Progression from PAC to PACG was reported to occur in approximately 20% of patients who underwent LPI.6 Therefore, PAC does not necessarily progress to PACG, and PAC at high risk for angle closure is considered more likely to develop to PACG. However, no significant difference was noted in the frequency of plateau iris between the PAC and PACG groups in this study. A recent study using anterior segment optical coherence tomography showed that the progression of angle closure is affected by the iris thickness, area, and volume.25,26 Embryologically, the ciliary body and iris root in week 24 of intrauterine life and mature as different organs.27 Therefore, abnormalities occurring in this period may cause morphological abnormalities in both structures. The thickness of the iris root affects the angle width. Therefore, a thicker peripheral iris is likely to contribute to angle closure as the peripheral iris would be in closer proximity to the angle. This may be especially important in eyes with shallow and crowded anterior chambers. Plateau iris and a thick peripheral iris are likely to co-occur, further increasing the risk of angle closure. Continued evaluation involving a larger number of patients is necessary.

This study has several limitations. First, we did not look at the association of the lens parameters with cataract status. Since the ACD has been reported to shallow with cataract progression,28,29 it is important to exclude the effect of cataract when comparing the ACD. However, in our data, there were no significant difference of LT and ACD between the plateau iris group and no-plateau iris group. From this point, we think that the cataract status might have been equal in these two groups. Second, factors such as accommodation and lighting, which may induce changes in lens parameters, were not evaluated. Third, this study was carried out at two separate facilities, and UBM was performed by different investigators. This may have resulted in bias in measurements. Fourth, UBM scan and grading of the images were performed by the same investigator (TM), so the judgments may have been biased.

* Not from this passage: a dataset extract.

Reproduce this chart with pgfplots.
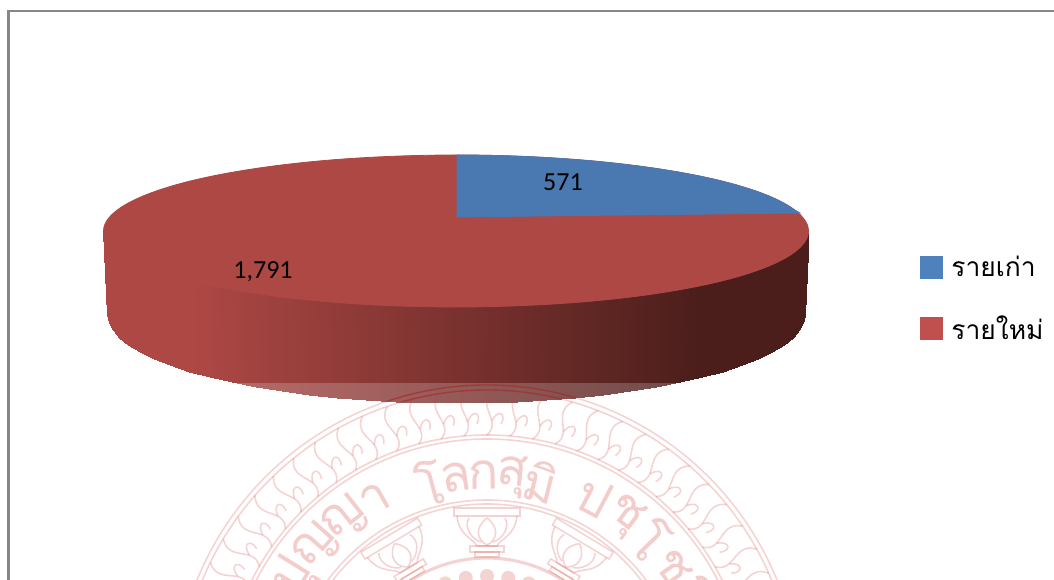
\documentclass[border=0pt]{standalone}
\usepackage{fontspec}
\usepackage{pgfplots}
\pgfplotsset{compat=1.18}
\setmainfont{Carlito}
\newfontfamily\thaifont[Script=Thai]{Loma}
\definecolor{pietop}{RGB}{174,72,69}
\definecolor{pieblue}{RGB}{74,120,176}
\definecolor{legblue}{RGB}{79,129,189}
\definecolor{legred}{RGB}{192,80,77}
\definecolor{frameg}{RGB}{134,134,134}
\definecolor{sealc}{RGB}{205,60,55}
\pgfplotsset{legsq/.style={legend image code/.code={\fill[##1] (0pt,-8.25pt) rectangle (16.5pt,8.25pt);}}}
\begin{document}
\begin{tikzpicture}
\begin{axis}[
  scale only axis, width=790.5pt, height=435pt,
  xmin=0, xmax=1054, ymin=0, ymax=580, y dir=reverse,
  hide axis, clip=true, legsq,
  colormap={pieside}{rgb255=(174,72,69) rgb255=(75,30,27)},
  point meta min=190, point meta max=700,
  legend style={at={(axis cs:920,256)}, anchor=north west, draw=none, fill=none,
    font=\thaifont\fontsize{19.8pt}{25pt}\selectfont, row sep=27.5pt, inner sep=0pt,
    nodes={inner xsep=6.5pt, inner ysep=0pt}},
  legend cell align=left,
]
\addlegendimage{legblue}
\addlegendentry{รายเก่า}
\addlegendimage{legred}
\addlegendentry{รายใหม่}

% side of the pie
\addplot[forget plot, surf, shader=interp, mesh/rows=2, point meta=\thisrow{c}] table {
x y c
103.5 231 190
104.8 234.6 190
108.9 241.2 190
115.5 247.7 190
124.8 254 190
136.5 260.1 190
150.7 266 190
167.2 271.6 190
186 276.9 190
206.7 281.7 206.7
229.4 286.2 229.4
253.8 290.3 253.8
279.7 293.8 279.7
307 296.9 307
335.4 299.4 335.4
364.8 301.4 364.8
394.8 302.8 394.8
425.3 303.7 425.3
456 304 456
486.7 303.7 486.7
517.2 302.8 517.2
547.2 301.4 547.2
576.6 299.4 576.6
605 296.9 605
632.3 293.8 632.3
658.2 290.3 658.2
682.6 286.2 682.6
705.3 281.7 700
726 276.9 700
744.8 271.6 700
761.3 266 700
775.5 260.1 700
787.2 254 700
796.5 247.7 700
803.1 241.2 700
807.2 234.6 700
808.5 231 700
107.5 315 190
108.8 322.7 190
112.8 330.3 190
119.4 337.8 190
128.5 345.1 190
140.2 352.2 190
154.2 359 190
170.5 365.5 190
189.1 371.6 190
209.6 377.2 206.7
232 382.4 229.4
256.1 387.1 253.8
281.7 391.2 279.7
308.7 394.8 307
336.8 397.7 335.4
365.8 400 364.8
395.5 401.7 394.8
425.6 402.7 425.3
456 403 456
486.4 402.7 486.7
516.5 401.7 517.2
546.2 400 547.2
575.2 397.7 576.6
603.3 394.8 605
630.3 391.2 632.3
655.9 387.1 658.2
680 382.4 682.6
702.4 377.2 700
722.9 371.6 700
741.5 365.5 700
757.8 359 700
771.8 352.2 700
783.5 345.1 700
792.6 337.8 700
799.2 330.3 700
803.2 322.7 700
804.5 315 700
};

% top of the pie
\addplot[forget plot, fill=pietop, draw=pietop, line width=0.6pt, smooth cycle, tension=0.6] coordinates {
(808.5,231)(803.1,217.8)(787.2,205)(761.3,193)(726,182.1)(682.6,172.8)(632.3,165.2)(576.6,159.6)(517.2,156.2)
(456,155)(394.8,156.2)(335.4,159.6)(279.8,165.2)(229.4,172.8)(186,182.1)(150.7,193)(124.8,205)(108.9,217.8)
(103.5,231)(108.9,244.2)(124.8,257)(150.7,269)(186,279.9)(229.4,289.2)(279.8,296.8)(335.4,302.4)(394.8,305.8)
(456,307)(517.2,305.8)(576.6,302.4)(632.3,296.8)(682.6,289.2)(726,279.9)(761.3,269)(787.2,257)(803.1,244.2)
};
% blue wedge, 571
\addplot[forget plot, fill=pieblue, draw=pieblue, line width=0.6pt] coordinates {
(457,217)(457,155)(477,155.1)(497,155.5)(517,156.1)(537,157)(557,158.2)(577,159.6)(597,161.3)(617,163.4)
(637,165.8)(657,168.6)(677,171.8)(697,175.5)(717,179.9)(737,185.1)(757,191.4)(767,195.2)(777,199.6)(787,204.9)(795,210.2)(800,213)
} -- cycle;

\node[font=\fontsize{19.5pt}{22pt}\selectfont] at (axis cs:563,182) {571};
\node[font=\fontsize{19.5pt}{22pt}\selectfont] at (axis cs:263,272) {1,791};

% frame
\draw[frameg, line width=1.6pt] (axis cs:8.5,600) -- (axis cs:8.5,11) -- (axis cs:1070,11);

% washed-out part behind the watermark
\fill[white, opacity=0.2] (axis cs:178,383) rectangle (axis cs:812,420);
\end{axis}

% darker arcs of the seal where it lies over the pie
\begin{scope}
\clip (342pt,198.75pt) ellipse [x radius=261pt, y radius=66pt];
\begin{scope}[shift={(365.25pt,-88.5pt)}, scale=0.75, color={rgb,255:red,140;green,35;blue,35}, opacity=0.55, line width=1pt]
  \foreach \r in {313,308}{ \draw (0pt,0pt) circle [radius=\r pt]; }
\end{scope}
\end{scope}

% watermark seal, clipped to the picture
\begin{scope}
\clip (0pt,0pt) rectangle (790.5pt,435pt);
\begin{scope}[shift={(365.25pt,-88.5pt)}, scale=0.75, sealc, opacity=0.22, line width=1.2pt]
  \foreach \r in {313,308,263,259,198,194}{ \draw (0pt,0pt) circle [radius=\r pt]; }
  \draw[line width=2.4pt] (0pt,0pt) circle [radius=140pt];
  \foreach \a in {-75,-70,...,75}{
    \begin{scope}[rotate=\a]
      \draw (0pt,263pt) .. controls (16pt,277pt) and (-12pt,292pt) .. (6pt,308pt);
      \draw (5pt,277pt) .. controls (11pt,290pt) and (20pt,284pt) .. (14pt,274pt);
    \end{scope}
  }
  \foreach \a in {-31,0,31}{
    \begin{scope}[rotate=\a]
      \draw (-33pt,190pt) -- (33pt,190pt) -- (33pt,182pt) -- (-33pt,182pt) -- cycle;
      \draw (-30pt,182pt) .. controls (-28pt,162pt) and (-14pt,160pt) .. (-10pt,152pt) -- (10pt,152pt) .. controls (14pt,160pt) and (28pt,162pt) .. (30pt,182pt);
      \draw (0pt,180pt) .. controls (-13pt,170pt) and (-10pt,158pt) .. (0pt,153pt) .. controls (10pt,158pt) and (13pt,170pt) .. (0pt,180pt);
      \draw (-18pt,180pt) .. controls (-24pt,170pt) and (-14pt,158pt) .. (-6pt,156pt);
      \draw (18pt,180pt) .. controls (24pt,170pt) and (14pt,158pt) .. (6pt,156pt);
      \draw (-17pt,152pt) -- (17pt,152pt) -- (17pt,146pt) -- (-17pt,146pt) -- cycle;
      \draw (-12pt,146pt) -- (12pt,146pt) -- (12pt,141pt) -- (-12pt,141pt) -- cycle;
    \end{scope}
  }
  \foreach \a in {-40,-30,...,40}{
    \fill[rotate=\a] (0pt,122pt) circle [radius=7pt];
  }
\end{scope}
\begin{scope}[shift={(365.25pt,-88.5pt)}, sealc, opacity=0.26]
  \foreach \a/\r/\t in {-15/167/โ,-8/167/ล,-1/167/ก,6.5/167/สุ,14/167/มิ,-58/171/ปุ,-48.5/171/ญ,-38.5/171/ญ,-29.5/171/า,28/171/ป,37/171/ชุ,46/171/โ,55/171/ช,63/171/โ,71/171/ต}{
    \node[rotate=-\a, font=\thaifont\fontsize{38pt}{42pt}\selectfont, inner sep=0pt] at (90-\a:\r pt) {\t};
  }
\end{scope}
\end{scope}
\pgfresetboundingbox
\useasboundingbox (0pt,0pt) rectangle (790.5pt,435pt);
\end{tikzpicture}
\end{document}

Plateau iris was observed by UBM in approximately 20% of the Japanese patients who had previously undergone LPI for PAC or PACG and highlight the significance of non-pupil block mechanisms for angle closure in the Japanese angle closure patients. However, no morphological difference was noted in the anterior segment of the eye between those with and without plateau iris.


The authors report no conflicts of interest in this work.